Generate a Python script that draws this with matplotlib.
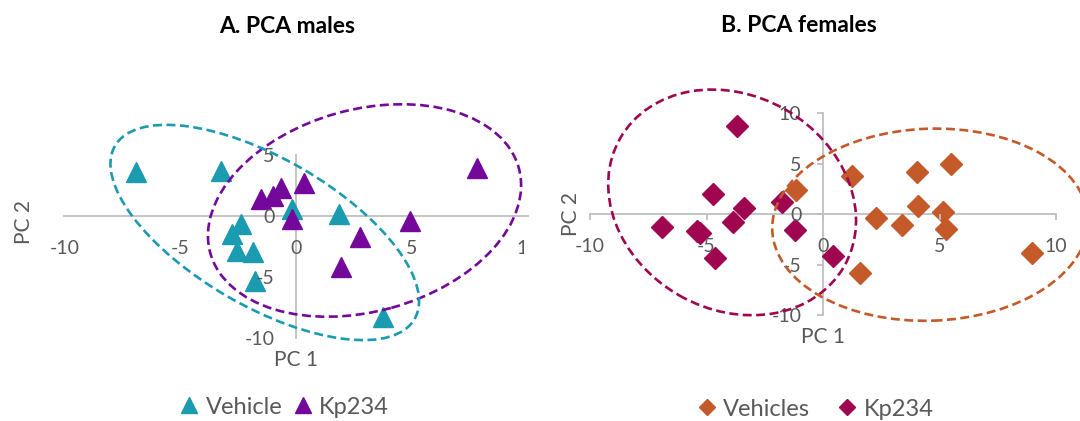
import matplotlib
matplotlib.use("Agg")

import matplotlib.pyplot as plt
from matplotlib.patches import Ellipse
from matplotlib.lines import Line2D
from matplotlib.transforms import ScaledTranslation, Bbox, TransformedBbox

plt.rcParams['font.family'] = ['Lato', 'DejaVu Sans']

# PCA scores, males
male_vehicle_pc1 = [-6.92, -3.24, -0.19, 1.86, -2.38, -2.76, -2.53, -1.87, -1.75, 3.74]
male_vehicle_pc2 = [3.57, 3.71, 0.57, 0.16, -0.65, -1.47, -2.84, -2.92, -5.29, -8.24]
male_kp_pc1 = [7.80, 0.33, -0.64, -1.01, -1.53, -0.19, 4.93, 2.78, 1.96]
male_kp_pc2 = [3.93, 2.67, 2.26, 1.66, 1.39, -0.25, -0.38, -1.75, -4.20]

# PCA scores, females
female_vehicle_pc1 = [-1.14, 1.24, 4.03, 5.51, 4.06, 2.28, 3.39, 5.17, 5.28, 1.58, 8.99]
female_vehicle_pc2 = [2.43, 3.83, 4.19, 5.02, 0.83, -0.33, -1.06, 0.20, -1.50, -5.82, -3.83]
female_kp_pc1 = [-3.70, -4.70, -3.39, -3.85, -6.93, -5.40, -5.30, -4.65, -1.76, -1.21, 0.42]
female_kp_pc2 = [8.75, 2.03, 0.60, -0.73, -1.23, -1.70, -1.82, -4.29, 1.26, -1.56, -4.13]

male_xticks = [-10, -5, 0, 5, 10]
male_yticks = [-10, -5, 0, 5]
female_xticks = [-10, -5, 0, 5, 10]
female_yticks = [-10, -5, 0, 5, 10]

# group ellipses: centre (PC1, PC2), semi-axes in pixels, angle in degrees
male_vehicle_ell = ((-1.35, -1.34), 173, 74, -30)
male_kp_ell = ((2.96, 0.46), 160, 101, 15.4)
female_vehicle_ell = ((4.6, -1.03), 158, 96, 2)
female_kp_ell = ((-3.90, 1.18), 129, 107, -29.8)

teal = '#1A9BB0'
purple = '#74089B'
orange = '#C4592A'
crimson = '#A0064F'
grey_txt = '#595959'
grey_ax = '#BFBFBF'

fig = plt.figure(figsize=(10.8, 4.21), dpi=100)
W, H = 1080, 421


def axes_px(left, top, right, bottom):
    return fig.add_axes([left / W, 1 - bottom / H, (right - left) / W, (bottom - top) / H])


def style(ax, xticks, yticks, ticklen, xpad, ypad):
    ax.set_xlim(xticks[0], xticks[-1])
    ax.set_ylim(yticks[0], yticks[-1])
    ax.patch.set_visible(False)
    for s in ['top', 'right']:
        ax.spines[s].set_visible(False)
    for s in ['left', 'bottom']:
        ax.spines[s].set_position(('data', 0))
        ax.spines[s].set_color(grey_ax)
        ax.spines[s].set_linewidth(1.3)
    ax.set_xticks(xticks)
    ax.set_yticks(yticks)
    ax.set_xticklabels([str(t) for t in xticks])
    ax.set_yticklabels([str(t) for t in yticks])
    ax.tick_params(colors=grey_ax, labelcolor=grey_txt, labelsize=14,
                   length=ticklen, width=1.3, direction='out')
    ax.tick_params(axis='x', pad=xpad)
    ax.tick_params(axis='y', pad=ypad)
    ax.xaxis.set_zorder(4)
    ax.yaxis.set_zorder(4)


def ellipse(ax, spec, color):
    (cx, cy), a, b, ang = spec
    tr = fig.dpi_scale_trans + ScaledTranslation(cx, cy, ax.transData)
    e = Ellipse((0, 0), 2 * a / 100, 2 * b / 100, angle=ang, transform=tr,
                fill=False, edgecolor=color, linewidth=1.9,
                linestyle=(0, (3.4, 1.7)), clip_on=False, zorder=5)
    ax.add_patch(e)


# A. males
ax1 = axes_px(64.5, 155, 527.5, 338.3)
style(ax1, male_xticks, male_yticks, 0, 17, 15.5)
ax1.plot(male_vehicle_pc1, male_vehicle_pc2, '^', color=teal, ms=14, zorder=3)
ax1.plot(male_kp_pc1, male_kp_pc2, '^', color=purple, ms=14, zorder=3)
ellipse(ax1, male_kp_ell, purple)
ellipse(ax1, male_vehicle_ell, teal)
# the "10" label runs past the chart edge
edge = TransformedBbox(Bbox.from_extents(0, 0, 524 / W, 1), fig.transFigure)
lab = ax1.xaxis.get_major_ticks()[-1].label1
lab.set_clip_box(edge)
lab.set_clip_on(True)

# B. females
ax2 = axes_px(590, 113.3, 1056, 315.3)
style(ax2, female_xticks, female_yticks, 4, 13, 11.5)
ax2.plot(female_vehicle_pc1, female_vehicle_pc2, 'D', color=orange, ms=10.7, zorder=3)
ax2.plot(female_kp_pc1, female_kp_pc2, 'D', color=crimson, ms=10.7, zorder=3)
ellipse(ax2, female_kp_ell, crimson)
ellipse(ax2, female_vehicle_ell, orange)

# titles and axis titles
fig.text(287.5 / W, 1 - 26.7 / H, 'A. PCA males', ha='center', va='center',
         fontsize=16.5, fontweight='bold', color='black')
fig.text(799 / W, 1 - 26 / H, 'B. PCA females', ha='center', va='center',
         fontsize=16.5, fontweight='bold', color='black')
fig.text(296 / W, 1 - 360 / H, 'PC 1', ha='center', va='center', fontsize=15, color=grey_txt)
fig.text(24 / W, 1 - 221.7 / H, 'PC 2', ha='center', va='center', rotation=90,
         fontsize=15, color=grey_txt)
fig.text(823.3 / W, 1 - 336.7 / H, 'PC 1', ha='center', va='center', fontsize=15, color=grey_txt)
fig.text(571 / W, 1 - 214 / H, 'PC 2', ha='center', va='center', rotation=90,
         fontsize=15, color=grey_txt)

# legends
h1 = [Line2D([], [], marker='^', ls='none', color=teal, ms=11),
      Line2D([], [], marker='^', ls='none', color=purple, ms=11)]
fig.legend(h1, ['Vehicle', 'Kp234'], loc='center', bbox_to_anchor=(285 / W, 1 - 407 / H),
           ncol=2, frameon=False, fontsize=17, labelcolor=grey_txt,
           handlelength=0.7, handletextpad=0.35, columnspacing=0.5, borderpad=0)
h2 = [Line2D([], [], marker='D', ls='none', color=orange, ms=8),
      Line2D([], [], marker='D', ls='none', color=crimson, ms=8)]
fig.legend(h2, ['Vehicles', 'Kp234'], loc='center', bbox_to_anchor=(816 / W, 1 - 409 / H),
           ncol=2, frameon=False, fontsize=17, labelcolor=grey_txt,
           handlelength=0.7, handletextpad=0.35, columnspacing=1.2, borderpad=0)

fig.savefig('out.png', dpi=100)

▶ _PROBLEM TO SOLVE_
Could the lines from the top of the material through the line with "plt.rcParams['font.family'] = ['Lato', 'DejaVu" be repeated exactly, pictures left out?

▶ _RESULT FOR THIS EXERCISE_
Generate a Python script that draws this with matplotlib.
import matplotlib
matplotlib.use("Agg")

import matplotlib.pyplot as plt
from matplotlib.patches import Ellipse
from matplotlib.lines import Line2D
from matplotlib.transforms import ScaledTranslation, Bbox, TransformedBbox

plt.rcParams['font.family'] = ['Lato', 'DejaVu Sans']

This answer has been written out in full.